PROBLEM STATEMENT =
Transcribe all of the data exactly. Omit the pictures.

MATERIAL =
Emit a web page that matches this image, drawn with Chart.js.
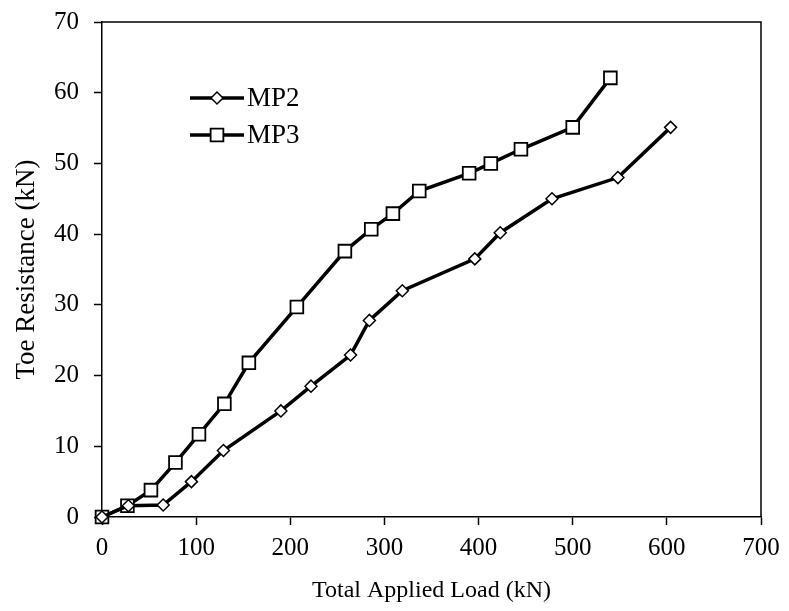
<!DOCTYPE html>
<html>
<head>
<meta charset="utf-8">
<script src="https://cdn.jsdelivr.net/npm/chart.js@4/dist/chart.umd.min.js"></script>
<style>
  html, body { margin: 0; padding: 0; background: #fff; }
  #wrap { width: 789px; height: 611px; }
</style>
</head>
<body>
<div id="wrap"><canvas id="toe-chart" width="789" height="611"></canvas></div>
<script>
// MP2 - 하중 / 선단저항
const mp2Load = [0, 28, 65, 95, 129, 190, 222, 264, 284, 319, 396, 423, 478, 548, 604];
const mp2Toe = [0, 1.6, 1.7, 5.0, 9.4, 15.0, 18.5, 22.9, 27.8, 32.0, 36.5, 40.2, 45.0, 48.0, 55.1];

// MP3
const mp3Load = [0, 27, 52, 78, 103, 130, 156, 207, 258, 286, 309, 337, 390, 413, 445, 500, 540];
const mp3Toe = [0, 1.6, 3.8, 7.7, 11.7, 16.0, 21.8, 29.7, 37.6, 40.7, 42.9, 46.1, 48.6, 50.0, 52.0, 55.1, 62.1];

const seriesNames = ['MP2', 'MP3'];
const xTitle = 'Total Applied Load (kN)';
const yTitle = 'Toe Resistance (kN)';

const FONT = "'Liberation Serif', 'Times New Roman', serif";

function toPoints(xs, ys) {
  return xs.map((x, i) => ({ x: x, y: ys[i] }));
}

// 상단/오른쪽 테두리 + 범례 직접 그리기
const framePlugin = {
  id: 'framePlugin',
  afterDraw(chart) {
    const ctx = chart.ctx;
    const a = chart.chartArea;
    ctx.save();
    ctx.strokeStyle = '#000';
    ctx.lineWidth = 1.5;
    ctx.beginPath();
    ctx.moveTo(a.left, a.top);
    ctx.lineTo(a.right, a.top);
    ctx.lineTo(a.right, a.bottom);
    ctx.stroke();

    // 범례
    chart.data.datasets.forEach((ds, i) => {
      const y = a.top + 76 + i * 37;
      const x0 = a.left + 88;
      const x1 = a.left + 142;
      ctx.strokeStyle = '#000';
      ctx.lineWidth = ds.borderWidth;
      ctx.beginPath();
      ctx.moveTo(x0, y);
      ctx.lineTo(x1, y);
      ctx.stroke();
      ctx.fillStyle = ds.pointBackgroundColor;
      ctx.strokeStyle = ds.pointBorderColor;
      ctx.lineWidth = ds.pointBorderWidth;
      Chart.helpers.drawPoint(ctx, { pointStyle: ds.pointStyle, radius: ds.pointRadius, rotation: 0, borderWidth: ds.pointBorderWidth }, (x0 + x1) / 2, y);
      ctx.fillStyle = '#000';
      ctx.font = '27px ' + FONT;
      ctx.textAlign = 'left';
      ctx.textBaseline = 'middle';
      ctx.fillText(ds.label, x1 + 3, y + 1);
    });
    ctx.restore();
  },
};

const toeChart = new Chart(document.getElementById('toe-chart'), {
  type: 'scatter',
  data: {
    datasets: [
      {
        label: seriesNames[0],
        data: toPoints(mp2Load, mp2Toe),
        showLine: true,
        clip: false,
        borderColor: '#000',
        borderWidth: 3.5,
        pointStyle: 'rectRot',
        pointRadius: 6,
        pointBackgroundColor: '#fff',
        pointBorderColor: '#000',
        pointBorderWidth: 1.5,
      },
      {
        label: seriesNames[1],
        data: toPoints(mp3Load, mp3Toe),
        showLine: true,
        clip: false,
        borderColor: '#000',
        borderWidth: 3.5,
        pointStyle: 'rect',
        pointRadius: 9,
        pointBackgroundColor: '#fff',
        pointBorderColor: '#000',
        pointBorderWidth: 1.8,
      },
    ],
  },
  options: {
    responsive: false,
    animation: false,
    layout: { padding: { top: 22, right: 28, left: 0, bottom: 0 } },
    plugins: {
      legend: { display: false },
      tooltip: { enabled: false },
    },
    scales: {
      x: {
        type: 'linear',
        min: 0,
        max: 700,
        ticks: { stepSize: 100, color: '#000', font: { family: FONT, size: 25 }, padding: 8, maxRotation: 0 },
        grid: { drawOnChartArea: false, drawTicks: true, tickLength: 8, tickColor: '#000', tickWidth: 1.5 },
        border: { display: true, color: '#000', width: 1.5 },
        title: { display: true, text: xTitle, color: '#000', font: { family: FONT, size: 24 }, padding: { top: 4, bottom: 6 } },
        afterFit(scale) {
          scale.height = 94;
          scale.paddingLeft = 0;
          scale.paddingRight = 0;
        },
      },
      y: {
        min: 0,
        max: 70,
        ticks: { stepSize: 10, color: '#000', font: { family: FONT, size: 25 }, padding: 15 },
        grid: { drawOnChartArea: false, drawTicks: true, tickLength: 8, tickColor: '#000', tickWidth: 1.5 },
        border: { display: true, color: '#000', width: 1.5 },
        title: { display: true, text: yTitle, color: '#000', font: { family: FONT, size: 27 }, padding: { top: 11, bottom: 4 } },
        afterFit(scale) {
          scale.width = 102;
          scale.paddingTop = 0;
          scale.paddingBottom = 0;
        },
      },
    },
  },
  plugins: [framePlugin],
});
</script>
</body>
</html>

CORRECT ANSWER =
Emit a web page that matches this image, drawn with Chart.js.
<!DOCTYPE html>
<html>
<head>
<meta charset="utf-8">
<script src="https://cdn.jsdelivr.net/npm/chart.js@4/dist/chart.umd.min.js"></script>
<style>
  html, body { margin: 0; padding: 0; background: #fff; }
  #wrap { width: 789px; height: 611px; }
</style>
</head>
<body>
<div id="wrap"><canvas id="toe-chart" width="789" height="611"></canvas></div>
<script>
// MP2 - 하중 / 선단저항
const mp2Load = [0, 28, 65, 95, 129, 190, 222, 264, 284, 319, 396, 423, 478, 548, 604];
const mp2Toe = [0, 1.6, 1.7, 5.0, 9.4, 15.0, 18.5, 22.9, 27.8, 32.0, 36.5, 40.2, 45.0, 48.0, 55.1];

// MP3
const mp3Load = [0, 27, 52, 78, 103, 130, 156, 207, 258, 286, 309, 337, 390, 413, 445, 500, 540];
const mp3Toe = [0, 1.6, 3.8, 7.7, 11.7, 16.0, 21.8, 29.7, 37.6, 40.7, 42.9, 46.1, 48.6, 50.0, 52.0, 55.1, 62.1];

const seriesNames = ['MP2', 'MP3'];
const xTitle = 'Total Applied Load (kN)';
const yTitle = 'Toe Resistance (kN)';

const FONT = "'Liberation Serif', 'Times New Roman', serif";

function toPoints(xs, ys) {
  return xs.map((x, i) => ({ x: x, y: ys[i] }));
}

// 상단/오른쪽 테두리 + 범례 직접 그리기
const framePlugin = {
  id: 'framePlugin',
  afterDraw(chart) {
    const ctx = chart.ctx;
    const a = chart.chartArea;
    ctx.save();
    ctx.strokeStyle = '#000';
    ctx.lineWidth = 1.5;
    ctx.beginPath();
    ctx.moveTo(a.left, a.top);
    ctx.lineTo(a.right, a.top);
    ctx.lineTo(a.right, a.bottom);
    ctx.stroke();

    // 범례
    chart.data.datasets.forEach((ds, i) => {
      const y = a.top + 76 + i * 37;
      const x0 = a.left + 88;
      const x1 = a.left + 142;
      ctx.strokeStyle = '#000';
      ctx.lineWidth = ds.borderWidth;
      ctx.beginPath();
      ctx.moveTo(x0, y);
      ctx.lineTo(x1, y);
      ctx.stroke();
      ctx.fillStyle = ds.pointBackgroundColor;
      ctx.strokeStyle = ds.pointBorderColor;
      ctx.lineWidth = ds.pointBorderWidth;
      Chart.helpers.drawPoint(ctx, { pointStyle: ds.pointStyle, radius: ds.pointRadius, rotation: 0, borderWidth: ds.pointBorderWidth }, (x0 + x1) / 2, y);
      ctx.fillStyle = '#000';
      ctx.font = '27px ' + FONT;
      ctx.textAlign = 'left';
      ctx.textBaseline = 'middle';
      ctx.fillText(ds.label, x1 + 3, y + 1);
    });
    ctx.restore();
  },
};

const toeChart = new Chart(document.getElementById('toe-chart'), {
  type: 'scatter',
  data: {
    datasets: [
      {
        label: seriesNames[0],
        data: toPoints(mp2Load, mp2Toe),
        showLine: true,
        clip: false,
        borderColor: '#000',
        borderWidth: 3.5,
        pointStyle: 'rectRot',
        pointRadius: 6,
        pointBackgroundColor: '#fff',
        pointBorderColor: '#000',
        pointBorderWidth: 1.5,
      },
      {
        label: seriesNames[1],
        data: toPoints(mp3Load, mp3Toe),
        showLine: true,
        clip: false,
        borderColor: '#000',
        borderWidth: 3.5,
        pointStyle: 'rect',
        pointRadius: 9,
        pointBackgroundColor: '#fff',
        pointBorderColor: '#000',
        pointBorderWidth: 1.8,
      },
    ],
  },
  options: {
    responsive: false,
    animation: false,
    layout: { padding: { top: 22, right: 28, left: 0, bottom: 0 } },
    plugins: {
      legend: { display: false },
      tooltip: { enabled: false },
    },
    scales: {
      x: {
        type: 'linear',
        min: 0,
        max: 700,
        ticks: { stepSize: 100, color: '#000', font: { family: FONT, size: 25 }, padding: 8, maxRotation: 0 },
        grid: { drawOnChartArea: false, drawTicks: true, tickLength: 8, tickColor: '#000', tickWidth: 1.5 },
        border: { display: true, color: '#000', width: 1.5 },
        title: { display: true, text: xTitle, color: '#000', font: { family: FONT, size: 24 }, padding: { top: 4, bottom: 6 } },
        afterFit(scale) {
          scale.height = 94;
          scale.paddingLeft = 0;
          scale.paddingRight = 0;
        },
      },
      y: {
        min: 0,
        max: 70,
        ticks: { stepSize: 10, color: '#000', font: { family: FONT, size: 25 }, padding: 15 },
        grid: { drawOnChartArea: false, drawTicks: true, tickLength: 8, tickColor: '#000', tickWidth: 1.5 },
        border: { display: true, color: '#000', width: 1.5 },
        title: { display: true, text: yTitle, color: '#000', font: { family: FONT, size: 27 }, padding: { top: 11, bottom: 4 } },
        afterFit(scale) {
          scale.width = 102;
          scale.paddingTop = 0;
          scale.paddingBottom = 0;
        },
      },
    },
  },
  plugins: [framePlugin],
});
</script>
</body>
</html>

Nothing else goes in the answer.